Sandor Schoichet said that he is excited about a new technology called controlled environment agriculture, or CEA, which, he explained, is poised to revolutionize key elements of farming.
This is the focus of the VLAB panel “Indoor AgTech: Planting the Seeds of a Better Food Supply” on May 27.
An alum of MIT and University of California Santa Cruz, which he admits is a unique combination, and long-time VLAB leader, he joined me in an online fireside chat.
Michelle: One reason you are unique is that you went to both University of California Santa Cruz and MIT. How would you compare and contrast these school settings?
Sandor: Cambridge was very different from Santa Cruz or Los Angeles, where I grew up, but I loved the energy and history of Boston and made life-long friends within my research group. There’s something about the shared adversity of the weather that makes social connections tighter.
I think I was only the second student to go from UCSC, which had no grades at the time, to MIT.
However, I worked for three years in between as a logic engineer, my favorite job title ever, to build up some credibility.
At MIT I was in the Computer Science & Artificial Intelligence Laboratory. My office was in an area called Tech Square. My involvement with life sciences came later when I moved back to the Bay Area.
My building in Cambridge has been remodeled for biotech and medical device research, and the whole Tech Square area is filled with biopharma research and development.
Through the life sciences especially, there’s a very close connection between the Bay Area and Boston.
Michelle: Another reason you are unique is that you’ve chaired four VLAB panels. What was your first experience with VLAB, and why did you decide to chair this new panel?
Sandor: When I first came across the VLAB back in 2004 I made the mistake of asking why there weren’t any biotech events on the calendar. I quickly found myself the chair of one on bio-nanotech devices.
That was such a positive experience that I volunteered again to lead events on nanotube sensors in 2006, and biofuels in 2010.
Recently, I’ve become intrigued with controlled environment agriculture (CEA), often called vertical farming, after the stacked layers of growing plants that are possible with artificial lighting. It’s a whole new business and technology sector that’s going to play an increasingly important role in the quality, sustainability and resilience of our food supply.

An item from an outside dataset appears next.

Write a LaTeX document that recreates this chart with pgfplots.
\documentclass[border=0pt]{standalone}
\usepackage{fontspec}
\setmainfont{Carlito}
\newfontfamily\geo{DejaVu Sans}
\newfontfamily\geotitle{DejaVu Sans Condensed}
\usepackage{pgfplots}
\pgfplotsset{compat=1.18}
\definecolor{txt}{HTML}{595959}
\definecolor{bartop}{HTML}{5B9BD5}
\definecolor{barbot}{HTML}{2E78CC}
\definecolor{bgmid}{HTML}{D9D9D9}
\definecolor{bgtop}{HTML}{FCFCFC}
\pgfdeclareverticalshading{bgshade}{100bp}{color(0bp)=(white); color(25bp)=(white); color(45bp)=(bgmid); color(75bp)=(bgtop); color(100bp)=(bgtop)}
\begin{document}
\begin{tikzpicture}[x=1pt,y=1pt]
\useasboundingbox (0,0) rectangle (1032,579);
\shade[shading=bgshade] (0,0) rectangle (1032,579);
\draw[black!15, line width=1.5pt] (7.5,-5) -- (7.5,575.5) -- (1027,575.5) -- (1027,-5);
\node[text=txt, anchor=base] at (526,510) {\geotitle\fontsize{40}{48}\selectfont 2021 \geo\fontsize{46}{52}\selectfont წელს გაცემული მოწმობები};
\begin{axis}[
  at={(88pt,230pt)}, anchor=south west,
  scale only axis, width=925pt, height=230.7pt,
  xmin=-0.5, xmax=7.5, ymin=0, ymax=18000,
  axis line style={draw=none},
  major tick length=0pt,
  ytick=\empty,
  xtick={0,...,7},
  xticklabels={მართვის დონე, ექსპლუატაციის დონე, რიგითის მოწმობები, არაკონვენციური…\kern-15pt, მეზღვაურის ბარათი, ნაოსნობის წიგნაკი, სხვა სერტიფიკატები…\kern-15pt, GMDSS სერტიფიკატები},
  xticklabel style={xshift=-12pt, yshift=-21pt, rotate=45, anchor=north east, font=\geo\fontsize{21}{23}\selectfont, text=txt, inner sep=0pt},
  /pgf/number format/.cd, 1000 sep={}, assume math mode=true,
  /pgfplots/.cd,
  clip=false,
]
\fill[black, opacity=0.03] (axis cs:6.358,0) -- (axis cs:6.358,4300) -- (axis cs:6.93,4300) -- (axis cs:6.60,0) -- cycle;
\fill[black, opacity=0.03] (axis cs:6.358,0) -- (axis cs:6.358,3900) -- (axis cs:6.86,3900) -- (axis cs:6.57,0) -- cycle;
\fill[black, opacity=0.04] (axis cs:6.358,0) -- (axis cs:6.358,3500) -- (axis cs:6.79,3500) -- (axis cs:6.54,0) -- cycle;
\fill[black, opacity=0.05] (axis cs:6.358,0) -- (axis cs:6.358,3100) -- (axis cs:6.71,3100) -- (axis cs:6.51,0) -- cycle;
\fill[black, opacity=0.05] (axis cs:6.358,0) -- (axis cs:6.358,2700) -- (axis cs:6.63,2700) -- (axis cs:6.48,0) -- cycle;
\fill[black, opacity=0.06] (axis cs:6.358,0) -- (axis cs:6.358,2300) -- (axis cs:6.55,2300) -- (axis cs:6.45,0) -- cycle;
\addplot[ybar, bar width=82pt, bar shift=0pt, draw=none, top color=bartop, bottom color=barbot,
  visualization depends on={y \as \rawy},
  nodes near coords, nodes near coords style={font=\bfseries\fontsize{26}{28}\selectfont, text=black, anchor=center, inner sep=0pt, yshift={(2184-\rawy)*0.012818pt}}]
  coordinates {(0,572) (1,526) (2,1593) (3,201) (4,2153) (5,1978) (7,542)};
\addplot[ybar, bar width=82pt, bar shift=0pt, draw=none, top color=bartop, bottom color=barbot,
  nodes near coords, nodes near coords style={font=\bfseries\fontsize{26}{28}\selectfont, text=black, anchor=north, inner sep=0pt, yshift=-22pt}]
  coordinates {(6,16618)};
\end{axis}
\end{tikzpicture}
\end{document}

Michelle: What technologies does CEA utilize?
Sandor: Many new technologies are being integrated to build a new food production platform at commercial scale, from LEDs, robotics, sensors, and artificial intelligence for farm operations, to genetics and breeding for indoor growing and improved nutrition, and even pharmaceutical production.
Michelle: Is there one dynamic expert who stands out on the May 27th panel?
Sandor: One that I’d like to call out is Dr. Gene Giacomelli, our moderator. He’s one of the early visionaries for the field. He’s founder and director the Controlled Environment Agriculture Center (CEAC) at the University of Arizona, which has been a key training center for professionals in this new field.
As his day job, Mr. Schoichet runs Meridian Management Consultants which provides strategy and executive advisory services for life science companies.